What was I thinking? For over 35 years I have diligently kept all the pieces of paper I was brainwashed into believing I would “need” someday. The IRS would almost certainly audit me, and if I didn’t have that shoe box full of receipts from 1979 to 1986 verifying the daily commute on the Massachusetts Turnpike, I would surely end up in jail. Likewise, every receipt for every major purchase – and this began back when many were still being hand-written on little pads like waitresses used to in coffee shops. The first adding machine I bought from the stationery store (do any of these words mean anything anymore?) was paid for by check, and I still have the little yellow receipt.
When these gave way to the very high-tech three-part forms with actual carbon paper inserts, I started saving those too.
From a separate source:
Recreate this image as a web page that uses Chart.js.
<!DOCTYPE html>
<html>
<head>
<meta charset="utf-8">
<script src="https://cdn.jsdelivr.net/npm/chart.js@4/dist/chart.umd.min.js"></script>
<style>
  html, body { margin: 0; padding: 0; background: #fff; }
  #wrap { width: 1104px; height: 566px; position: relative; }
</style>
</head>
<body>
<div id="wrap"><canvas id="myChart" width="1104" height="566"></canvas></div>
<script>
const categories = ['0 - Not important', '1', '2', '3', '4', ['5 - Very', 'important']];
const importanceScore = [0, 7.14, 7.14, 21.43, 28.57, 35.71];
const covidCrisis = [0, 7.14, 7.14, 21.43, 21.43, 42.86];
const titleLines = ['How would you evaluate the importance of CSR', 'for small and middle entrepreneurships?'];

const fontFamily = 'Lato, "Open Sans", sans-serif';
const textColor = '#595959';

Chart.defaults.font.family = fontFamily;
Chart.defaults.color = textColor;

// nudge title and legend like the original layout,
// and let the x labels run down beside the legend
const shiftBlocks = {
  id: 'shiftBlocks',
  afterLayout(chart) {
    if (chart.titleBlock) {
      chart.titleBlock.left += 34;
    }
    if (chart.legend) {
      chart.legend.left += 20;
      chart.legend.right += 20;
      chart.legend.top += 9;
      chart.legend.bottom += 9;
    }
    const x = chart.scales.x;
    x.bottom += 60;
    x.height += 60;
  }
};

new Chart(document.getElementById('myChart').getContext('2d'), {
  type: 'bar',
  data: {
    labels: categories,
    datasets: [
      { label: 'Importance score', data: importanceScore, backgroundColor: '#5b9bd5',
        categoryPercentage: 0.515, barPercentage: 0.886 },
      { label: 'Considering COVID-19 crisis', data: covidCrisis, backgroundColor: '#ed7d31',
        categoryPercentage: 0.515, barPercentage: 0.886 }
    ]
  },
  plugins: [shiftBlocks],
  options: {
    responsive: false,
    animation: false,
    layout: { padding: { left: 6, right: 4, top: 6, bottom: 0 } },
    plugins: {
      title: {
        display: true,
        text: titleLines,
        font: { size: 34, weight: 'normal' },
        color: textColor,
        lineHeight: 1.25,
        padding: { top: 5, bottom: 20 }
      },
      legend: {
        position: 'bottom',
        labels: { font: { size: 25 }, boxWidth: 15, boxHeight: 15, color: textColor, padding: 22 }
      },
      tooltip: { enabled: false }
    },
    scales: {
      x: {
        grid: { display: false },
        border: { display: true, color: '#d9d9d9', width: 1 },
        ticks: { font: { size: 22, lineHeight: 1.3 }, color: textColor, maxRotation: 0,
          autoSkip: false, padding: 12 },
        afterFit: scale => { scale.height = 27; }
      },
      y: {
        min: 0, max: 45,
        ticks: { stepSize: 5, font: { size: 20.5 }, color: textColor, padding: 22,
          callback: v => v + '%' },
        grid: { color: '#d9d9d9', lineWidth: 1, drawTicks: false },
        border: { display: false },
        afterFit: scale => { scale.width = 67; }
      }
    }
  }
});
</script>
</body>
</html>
Remember those machines they used to put your credit card in, place the carbon form on top, and slide the top across to capture the imprint? One of the funniest images I ever heard a comic suggest was that if every time someone paid by credit card, they had their fingers run through that machine, we would never have a debt problem. Maybe we should have tried it.
Bank statements from 1981? The rubber bands holding them together have all died in situ and are now dusty little worms I can pick off with my fingernail. BayBank, US Trust, Shawmut – the banks have changed corporate identities at least four times, the accounts are long closed.
And I still have approximately 12,600 cancelled checks in my attic.